**AIM OF THE TASK:**
Transcribe exactly the lines from the one containing "Write a web" through the one containing "0.020, 0.021, 0.024]", both included, and leave out any pictures.

**RECORD SET:**
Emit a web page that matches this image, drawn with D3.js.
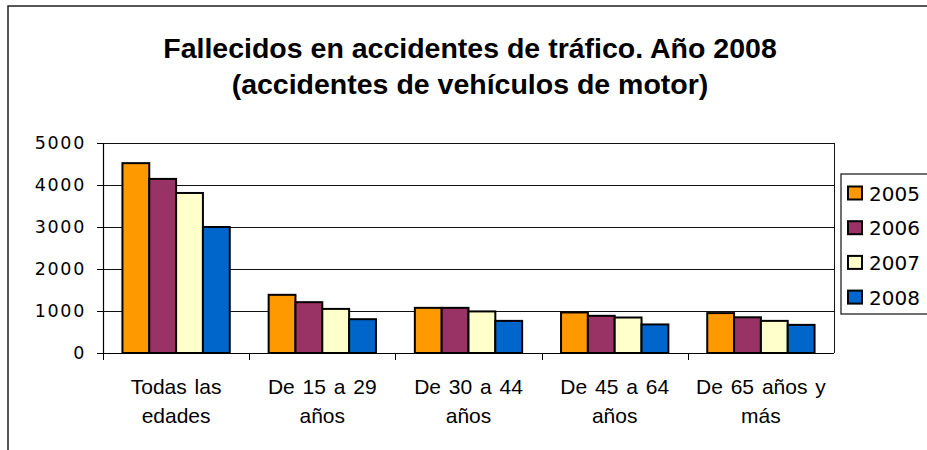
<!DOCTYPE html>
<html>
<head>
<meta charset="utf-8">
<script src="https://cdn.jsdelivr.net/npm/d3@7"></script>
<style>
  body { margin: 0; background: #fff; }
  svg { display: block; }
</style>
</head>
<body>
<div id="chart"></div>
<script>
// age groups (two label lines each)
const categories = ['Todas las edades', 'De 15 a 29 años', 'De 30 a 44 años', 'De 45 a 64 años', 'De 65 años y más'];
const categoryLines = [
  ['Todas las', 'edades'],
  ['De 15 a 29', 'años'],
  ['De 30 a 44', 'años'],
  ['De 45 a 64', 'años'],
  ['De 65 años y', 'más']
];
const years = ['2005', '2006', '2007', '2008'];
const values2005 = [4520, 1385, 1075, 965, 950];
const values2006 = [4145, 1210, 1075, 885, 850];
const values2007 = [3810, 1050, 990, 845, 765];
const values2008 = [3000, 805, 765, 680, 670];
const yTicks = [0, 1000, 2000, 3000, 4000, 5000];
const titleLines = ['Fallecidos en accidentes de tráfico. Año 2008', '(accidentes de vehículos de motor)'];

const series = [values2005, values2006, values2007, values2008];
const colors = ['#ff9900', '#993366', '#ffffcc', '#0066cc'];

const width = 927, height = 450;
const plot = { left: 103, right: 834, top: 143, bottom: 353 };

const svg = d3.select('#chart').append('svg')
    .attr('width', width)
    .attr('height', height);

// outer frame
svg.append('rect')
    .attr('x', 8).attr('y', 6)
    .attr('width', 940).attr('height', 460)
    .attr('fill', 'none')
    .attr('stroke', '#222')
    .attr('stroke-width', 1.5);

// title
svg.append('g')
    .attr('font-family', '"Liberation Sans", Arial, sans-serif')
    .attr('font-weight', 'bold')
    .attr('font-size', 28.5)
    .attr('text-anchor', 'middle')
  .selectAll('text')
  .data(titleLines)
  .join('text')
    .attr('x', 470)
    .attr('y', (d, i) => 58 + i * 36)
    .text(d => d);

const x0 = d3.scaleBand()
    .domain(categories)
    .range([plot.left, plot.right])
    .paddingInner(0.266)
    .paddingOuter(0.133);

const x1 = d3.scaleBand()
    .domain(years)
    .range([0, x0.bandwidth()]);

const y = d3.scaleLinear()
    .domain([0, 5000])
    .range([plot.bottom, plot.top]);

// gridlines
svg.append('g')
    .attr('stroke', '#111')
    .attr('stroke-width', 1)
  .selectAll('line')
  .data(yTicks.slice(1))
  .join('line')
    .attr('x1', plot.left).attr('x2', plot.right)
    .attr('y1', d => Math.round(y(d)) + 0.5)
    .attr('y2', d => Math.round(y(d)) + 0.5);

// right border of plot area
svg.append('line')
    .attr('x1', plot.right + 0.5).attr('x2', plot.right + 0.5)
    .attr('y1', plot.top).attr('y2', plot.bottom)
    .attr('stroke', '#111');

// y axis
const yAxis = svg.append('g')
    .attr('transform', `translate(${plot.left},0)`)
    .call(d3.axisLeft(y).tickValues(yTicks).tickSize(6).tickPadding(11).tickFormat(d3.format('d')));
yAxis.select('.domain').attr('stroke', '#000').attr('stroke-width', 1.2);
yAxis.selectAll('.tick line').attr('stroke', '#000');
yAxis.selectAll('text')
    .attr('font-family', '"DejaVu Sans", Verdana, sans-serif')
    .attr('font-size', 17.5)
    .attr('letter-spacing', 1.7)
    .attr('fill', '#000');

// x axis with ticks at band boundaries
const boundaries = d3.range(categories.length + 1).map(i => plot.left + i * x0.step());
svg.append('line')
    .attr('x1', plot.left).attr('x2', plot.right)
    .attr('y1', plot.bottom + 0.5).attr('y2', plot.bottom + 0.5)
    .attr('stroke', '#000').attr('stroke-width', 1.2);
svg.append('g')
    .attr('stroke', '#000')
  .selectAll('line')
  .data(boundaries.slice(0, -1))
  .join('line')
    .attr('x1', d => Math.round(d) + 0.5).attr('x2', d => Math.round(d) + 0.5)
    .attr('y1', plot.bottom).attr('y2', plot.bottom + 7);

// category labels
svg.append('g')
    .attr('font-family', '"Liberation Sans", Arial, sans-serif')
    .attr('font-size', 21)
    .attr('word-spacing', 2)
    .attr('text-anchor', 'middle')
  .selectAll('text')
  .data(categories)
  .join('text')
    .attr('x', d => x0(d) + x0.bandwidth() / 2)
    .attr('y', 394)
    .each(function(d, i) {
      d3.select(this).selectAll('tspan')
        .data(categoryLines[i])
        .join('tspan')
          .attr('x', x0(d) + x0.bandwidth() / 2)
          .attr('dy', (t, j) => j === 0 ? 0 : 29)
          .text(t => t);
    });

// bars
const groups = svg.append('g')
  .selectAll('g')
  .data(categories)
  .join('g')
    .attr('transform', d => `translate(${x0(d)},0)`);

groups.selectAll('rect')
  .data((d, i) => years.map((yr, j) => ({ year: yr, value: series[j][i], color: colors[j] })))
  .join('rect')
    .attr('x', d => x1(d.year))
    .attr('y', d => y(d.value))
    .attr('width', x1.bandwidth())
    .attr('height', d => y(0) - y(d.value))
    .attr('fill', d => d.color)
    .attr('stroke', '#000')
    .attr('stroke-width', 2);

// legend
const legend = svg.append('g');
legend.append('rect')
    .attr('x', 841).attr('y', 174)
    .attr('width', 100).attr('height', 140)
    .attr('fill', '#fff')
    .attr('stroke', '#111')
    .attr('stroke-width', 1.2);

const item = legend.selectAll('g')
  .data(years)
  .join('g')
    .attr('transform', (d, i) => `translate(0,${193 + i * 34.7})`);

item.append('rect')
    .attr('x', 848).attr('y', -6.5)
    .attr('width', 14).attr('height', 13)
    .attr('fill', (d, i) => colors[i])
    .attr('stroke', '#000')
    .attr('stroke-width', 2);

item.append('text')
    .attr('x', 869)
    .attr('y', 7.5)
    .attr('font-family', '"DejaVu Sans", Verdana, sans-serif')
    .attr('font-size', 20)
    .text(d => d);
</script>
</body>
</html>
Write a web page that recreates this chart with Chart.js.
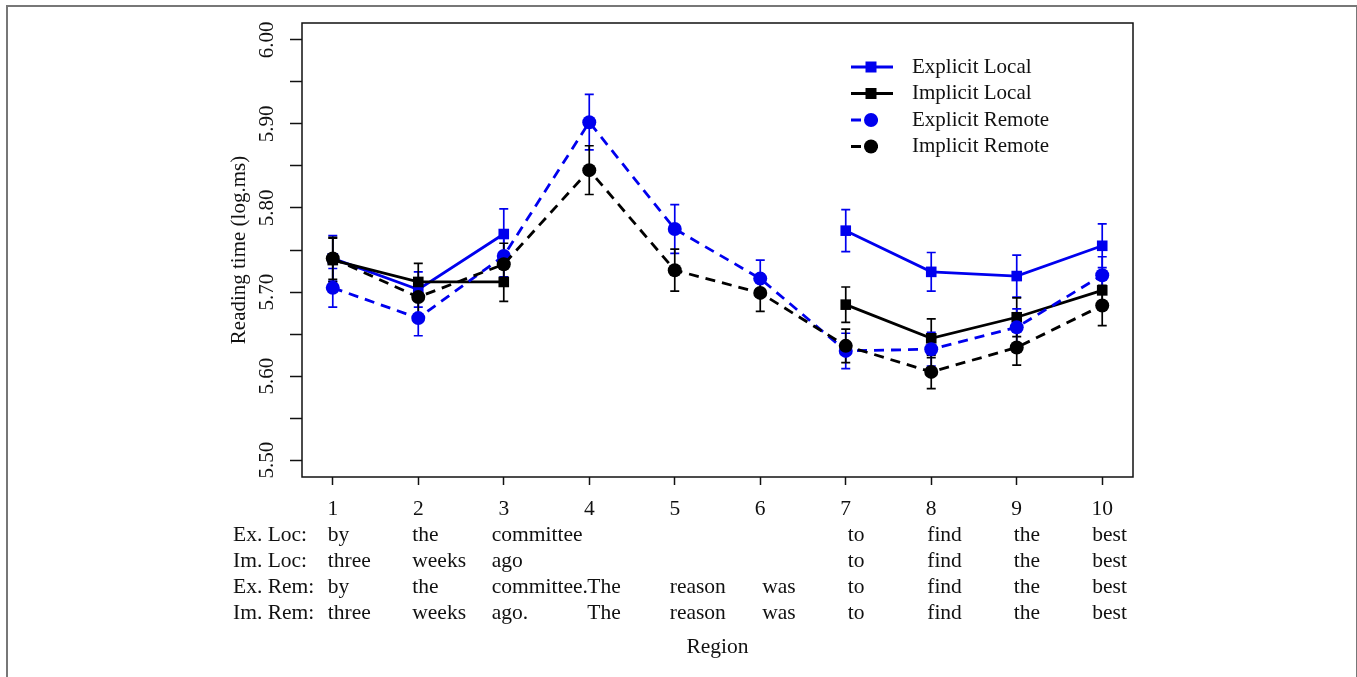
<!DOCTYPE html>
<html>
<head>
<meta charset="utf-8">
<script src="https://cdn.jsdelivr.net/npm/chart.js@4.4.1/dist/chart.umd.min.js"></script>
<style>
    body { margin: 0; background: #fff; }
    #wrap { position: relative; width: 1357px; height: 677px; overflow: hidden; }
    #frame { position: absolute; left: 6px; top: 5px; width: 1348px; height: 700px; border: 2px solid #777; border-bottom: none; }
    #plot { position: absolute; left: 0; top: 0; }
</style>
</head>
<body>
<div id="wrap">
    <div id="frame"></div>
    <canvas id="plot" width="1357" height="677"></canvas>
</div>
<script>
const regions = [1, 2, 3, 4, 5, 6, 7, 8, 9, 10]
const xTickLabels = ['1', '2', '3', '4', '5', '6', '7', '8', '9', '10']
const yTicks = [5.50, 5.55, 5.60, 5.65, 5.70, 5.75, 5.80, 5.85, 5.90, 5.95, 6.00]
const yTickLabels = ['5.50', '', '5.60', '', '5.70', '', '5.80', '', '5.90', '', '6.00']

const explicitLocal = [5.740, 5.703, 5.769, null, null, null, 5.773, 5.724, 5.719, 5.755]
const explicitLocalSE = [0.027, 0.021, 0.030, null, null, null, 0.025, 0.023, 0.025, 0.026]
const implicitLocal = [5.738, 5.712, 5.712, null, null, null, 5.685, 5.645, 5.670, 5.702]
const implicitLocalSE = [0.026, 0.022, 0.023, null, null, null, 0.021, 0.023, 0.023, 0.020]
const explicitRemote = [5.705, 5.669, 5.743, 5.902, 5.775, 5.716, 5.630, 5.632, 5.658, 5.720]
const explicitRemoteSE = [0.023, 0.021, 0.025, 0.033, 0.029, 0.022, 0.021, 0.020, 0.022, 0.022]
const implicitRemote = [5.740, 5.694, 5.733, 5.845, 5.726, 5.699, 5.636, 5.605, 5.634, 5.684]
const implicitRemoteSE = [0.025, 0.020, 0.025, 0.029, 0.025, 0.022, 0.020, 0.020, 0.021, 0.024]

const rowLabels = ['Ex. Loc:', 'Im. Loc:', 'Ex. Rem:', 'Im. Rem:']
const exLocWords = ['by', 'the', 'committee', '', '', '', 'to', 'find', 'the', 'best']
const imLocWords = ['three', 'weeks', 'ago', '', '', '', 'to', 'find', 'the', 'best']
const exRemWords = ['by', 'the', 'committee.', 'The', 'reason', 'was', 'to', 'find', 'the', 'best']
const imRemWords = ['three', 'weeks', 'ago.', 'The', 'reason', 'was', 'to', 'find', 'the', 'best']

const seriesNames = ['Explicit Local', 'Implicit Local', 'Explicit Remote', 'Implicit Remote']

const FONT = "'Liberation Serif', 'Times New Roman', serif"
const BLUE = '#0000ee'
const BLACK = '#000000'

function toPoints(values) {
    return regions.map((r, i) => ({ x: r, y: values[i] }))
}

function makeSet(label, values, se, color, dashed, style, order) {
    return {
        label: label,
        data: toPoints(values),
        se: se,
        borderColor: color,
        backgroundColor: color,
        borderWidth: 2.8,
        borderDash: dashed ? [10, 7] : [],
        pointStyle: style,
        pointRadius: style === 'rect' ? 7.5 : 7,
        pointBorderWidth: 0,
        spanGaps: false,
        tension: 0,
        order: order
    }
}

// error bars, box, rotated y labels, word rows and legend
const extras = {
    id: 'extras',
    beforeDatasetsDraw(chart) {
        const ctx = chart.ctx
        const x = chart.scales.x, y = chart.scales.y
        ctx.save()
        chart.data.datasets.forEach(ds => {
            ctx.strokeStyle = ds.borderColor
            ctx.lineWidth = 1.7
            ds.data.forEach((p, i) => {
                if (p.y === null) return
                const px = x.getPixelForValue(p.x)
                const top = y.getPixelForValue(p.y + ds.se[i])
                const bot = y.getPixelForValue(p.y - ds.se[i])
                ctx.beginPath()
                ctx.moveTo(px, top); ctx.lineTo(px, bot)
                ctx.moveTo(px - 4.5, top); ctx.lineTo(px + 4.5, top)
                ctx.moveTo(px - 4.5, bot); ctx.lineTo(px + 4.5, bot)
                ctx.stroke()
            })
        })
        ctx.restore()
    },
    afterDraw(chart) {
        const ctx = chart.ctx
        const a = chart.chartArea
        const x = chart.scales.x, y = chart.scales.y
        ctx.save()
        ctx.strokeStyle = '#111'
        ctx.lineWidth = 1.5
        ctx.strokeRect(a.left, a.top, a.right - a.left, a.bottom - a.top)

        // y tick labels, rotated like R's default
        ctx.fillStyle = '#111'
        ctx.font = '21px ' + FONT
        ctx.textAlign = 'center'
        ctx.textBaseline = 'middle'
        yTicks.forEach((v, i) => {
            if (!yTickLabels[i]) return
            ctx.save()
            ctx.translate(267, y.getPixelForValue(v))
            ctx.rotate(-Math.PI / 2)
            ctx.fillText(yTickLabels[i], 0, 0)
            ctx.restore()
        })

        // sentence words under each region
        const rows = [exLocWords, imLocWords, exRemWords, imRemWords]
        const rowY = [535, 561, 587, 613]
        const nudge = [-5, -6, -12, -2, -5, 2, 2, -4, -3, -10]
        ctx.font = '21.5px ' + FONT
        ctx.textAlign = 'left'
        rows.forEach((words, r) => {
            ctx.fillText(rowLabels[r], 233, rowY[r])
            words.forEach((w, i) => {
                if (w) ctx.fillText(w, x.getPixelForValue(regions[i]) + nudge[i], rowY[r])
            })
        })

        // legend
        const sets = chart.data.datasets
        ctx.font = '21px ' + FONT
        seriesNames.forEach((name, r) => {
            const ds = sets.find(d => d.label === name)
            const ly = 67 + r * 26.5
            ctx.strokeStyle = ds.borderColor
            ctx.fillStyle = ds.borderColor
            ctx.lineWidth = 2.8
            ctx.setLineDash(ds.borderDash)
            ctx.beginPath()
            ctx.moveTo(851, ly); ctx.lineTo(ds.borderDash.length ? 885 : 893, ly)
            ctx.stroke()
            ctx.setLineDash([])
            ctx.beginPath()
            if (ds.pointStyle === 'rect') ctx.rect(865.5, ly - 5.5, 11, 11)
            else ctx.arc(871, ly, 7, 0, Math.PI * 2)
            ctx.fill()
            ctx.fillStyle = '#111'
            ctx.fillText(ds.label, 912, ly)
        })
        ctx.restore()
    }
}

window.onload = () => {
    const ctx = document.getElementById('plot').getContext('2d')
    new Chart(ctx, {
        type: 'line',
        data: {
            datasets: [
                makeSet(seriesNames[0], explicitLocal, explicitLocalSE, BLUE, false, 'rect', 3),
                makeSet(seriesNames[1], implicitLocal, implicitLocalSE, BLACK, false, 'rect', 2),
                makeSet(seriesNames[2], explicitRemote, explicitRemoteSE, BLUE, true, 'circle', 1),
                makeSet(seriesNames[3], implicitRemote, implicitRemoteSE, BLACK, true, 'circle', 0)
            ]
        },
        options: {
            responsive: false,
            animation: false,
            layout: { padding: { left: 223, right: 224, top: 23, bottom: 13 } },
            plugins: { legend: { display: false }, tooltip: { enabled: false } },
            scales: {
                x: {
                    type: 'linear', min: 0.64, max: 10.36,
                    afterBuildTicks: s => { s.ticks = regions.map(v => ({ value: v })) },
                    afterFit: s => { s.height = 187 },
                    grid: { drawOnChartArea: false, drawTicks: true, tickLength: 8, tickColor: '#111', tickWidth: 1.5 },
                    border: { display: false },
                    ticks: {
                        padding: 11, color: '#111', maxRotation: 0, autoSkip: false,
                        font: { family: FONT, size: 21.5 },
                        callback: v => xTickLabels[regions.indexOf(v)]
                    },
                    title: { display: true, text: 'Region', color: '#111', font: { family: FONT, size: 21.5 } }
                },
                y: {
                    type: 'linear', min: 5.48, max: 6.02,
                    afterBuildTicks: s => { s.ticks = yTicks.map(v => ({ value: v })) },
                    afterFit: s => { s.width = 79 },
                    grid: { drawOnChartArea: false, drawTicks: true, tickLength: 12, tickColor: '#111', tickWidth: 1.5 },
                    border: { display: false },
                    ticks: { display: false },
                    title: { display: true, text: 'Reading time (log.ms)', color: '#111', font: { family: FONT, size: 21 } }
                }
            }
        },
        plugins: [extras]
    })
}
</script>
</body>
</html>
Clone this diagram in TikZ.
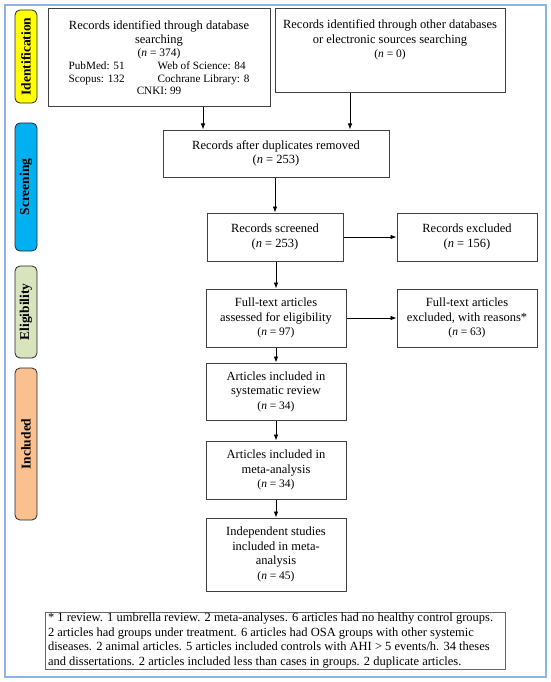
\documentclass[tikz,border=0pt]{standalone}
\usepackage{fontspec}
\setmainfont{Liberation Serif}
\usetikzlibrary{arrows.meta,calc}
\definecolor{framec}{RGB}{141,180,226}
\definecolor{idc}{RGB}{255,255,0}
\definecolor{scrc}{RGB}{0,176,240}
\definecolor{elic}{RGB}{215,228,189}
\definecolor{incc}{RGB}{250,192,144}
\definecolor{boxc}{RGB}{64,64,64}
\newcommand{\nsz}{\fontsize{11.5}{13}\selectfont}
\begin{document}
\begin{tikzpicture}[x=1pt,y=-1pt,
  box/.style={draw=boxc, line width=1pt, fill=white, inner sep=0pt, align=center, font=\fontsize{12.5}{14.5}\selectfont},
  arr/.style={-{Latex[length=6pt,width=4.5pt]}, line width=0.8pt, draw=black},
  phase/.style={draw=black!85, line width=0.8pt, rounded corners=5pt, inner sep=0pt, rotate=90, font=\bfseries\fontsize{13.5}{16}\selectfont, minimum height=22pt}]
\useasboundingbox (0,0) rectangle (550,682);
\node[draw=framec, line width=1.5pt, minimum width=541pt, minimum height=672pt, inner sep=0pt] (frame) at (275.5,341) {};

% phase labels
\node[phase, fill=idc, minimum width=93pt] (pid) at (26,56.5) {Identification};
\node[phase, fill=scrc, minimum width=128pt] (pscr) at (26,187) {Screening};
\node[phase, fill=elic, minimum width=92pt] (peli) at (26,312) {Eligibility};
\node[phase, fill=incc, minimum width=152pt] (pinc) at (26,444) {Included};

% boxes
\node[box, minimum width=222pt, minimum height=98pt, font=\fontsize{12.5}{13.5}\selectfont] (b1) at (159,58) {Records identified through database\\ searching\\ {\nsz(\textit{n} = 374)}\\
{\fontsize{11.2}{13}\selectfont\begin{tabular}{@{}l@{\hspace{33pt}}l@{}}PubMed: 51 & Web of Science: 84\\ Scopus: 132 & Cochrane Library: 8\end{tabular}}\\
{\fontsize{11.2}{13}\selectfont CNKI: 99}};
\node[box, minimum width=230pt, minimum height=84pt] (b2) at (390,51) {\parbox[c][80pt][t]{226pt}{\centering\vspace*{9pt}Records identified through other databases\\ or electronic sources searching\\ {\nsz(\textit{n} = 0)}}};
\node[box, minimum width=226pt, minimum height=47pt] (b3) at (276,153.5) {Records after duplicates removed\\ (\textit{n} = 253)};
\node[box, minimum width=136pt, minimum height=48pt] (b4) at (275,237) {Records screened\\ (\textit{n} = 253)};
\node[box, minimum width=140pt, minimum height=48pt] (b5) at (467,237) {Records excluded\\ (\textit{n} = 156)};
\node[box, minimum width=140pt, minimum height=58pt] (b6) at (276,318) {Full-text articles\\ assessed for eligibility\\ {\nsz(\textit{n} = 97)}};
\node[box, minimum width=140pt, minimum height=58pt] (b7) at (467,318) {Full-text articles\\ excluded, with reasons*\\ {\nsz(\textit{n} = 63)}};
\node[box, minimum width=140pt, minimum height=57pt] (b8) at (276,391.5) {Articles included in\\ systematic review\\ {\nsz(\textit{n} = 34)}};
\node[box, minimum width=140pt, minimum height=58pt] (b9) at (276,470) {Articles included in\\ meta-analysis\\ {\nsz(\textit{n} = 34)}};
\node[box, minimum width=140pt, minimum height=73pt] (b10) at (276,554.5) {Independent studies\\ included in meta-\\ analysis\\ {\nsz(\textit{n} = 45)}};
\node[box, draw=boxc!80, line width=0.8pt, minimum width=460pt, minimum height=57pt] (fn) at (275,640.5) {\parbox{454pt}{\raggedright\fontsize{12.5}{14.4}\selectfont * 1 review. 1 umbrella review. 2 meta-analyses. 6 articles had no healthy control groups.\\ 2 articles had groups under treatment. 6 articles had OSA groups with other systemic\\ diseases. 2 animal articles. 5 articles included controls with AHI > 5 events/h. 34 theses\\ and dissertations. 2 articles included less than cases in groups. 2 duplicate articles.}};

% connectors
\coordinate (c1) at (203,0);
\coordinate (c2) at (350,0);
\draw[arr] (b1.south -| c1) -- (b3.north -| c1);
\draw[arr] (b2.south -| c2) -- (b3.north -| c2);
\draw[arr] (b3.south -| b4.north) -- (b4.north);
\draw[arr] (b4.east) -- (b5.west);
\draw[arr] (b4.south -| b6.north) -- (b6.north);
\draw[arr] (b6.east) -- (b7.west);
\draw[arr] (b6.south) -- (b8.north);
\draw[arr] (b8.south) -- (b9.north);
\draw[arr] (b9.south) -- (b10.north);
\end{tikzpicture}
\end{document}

**RESPONSE TO THIS EXERCISE:**
Write a web page that recreates this chart with Chart.js.
<!DOCTYPE html>
<html>
<head>
<meta charset="utf-8">
<script src="https://cdn.jsdelivr.net/npm/chart.js@4.4.1/dist/chart.umd.min.js"></script>
<style>
    body { margin: 0; background: #fff; }
    #wrap { position: relative; width: 1357px; height: 677px; overflow: hidden; }
    #frame { position: absolute; left: 6px; top: 5px; width: 1348px; height: 700px; border: 2px solid #777; border-bottom: none; }
    #plot { position: absolute; left: 0; top: 0; }
</style>
</head>
<body>
<div id="wrap">
    <div id="frame"></div>
    <canvas id="plot" width="1357" height="677"></canvas>
</div>
<script>
const regions = [1, 2, 3, 4, 5, 6, 7, 8, 9, 10]
const xTickLabels = ['1', '2', '3', '4', '5', '6', '7', '8', '9', '10']
const yTicks = [5.50, 5.55, 5.60, 5.65, 5.70, 5.75, 5.80, 5.85, 5.90, 5.95, 6.00]
const yTickLabels = ['5.50', '', '5.60', '', '5.70', '', '5.80', '', '5.90', '', '6.00']

const explicitLocal = [5.740, 5.703, 5.769, null, null, null, 5.773, 5.724, 5.719, 5.755]
const explicitLocalSE = [0.027, 0.021, 0.030, null, null, null, 0.025, 0.023, 0.025, 0.026]
const implicitLocal = [5.738, 5.712, 5.712, null, null, null, 5.685, 5.645, 5.670, 5.702]
const implicitLocalSE = [0.026, 0.022, 0.023, null, null, null, 0.021, 0.023, 0.023, 0.020]
const explicitRemote = [5.705, 5.669, 5.743, 5.902, 5.775, 5.716, 5.630, 5.632, 5.658, 5.720]
const explicitRemoteSE = [0.023, 0.021, 0.025, 0.033, 0.029, 0.022, 0.021, 0.020, 0.022, 0.022]
const implicitRemote = [5.740, 5.694, 5.733, 5.845, 5.726, 5.699, 5.636, 5.605, 5.634, 5.684]
const implicitRemoteSE = [0.025, 0.020, 0.025, 0.029, 0.025, 0.022, 0.020, 0.020, 0.021, 0.024]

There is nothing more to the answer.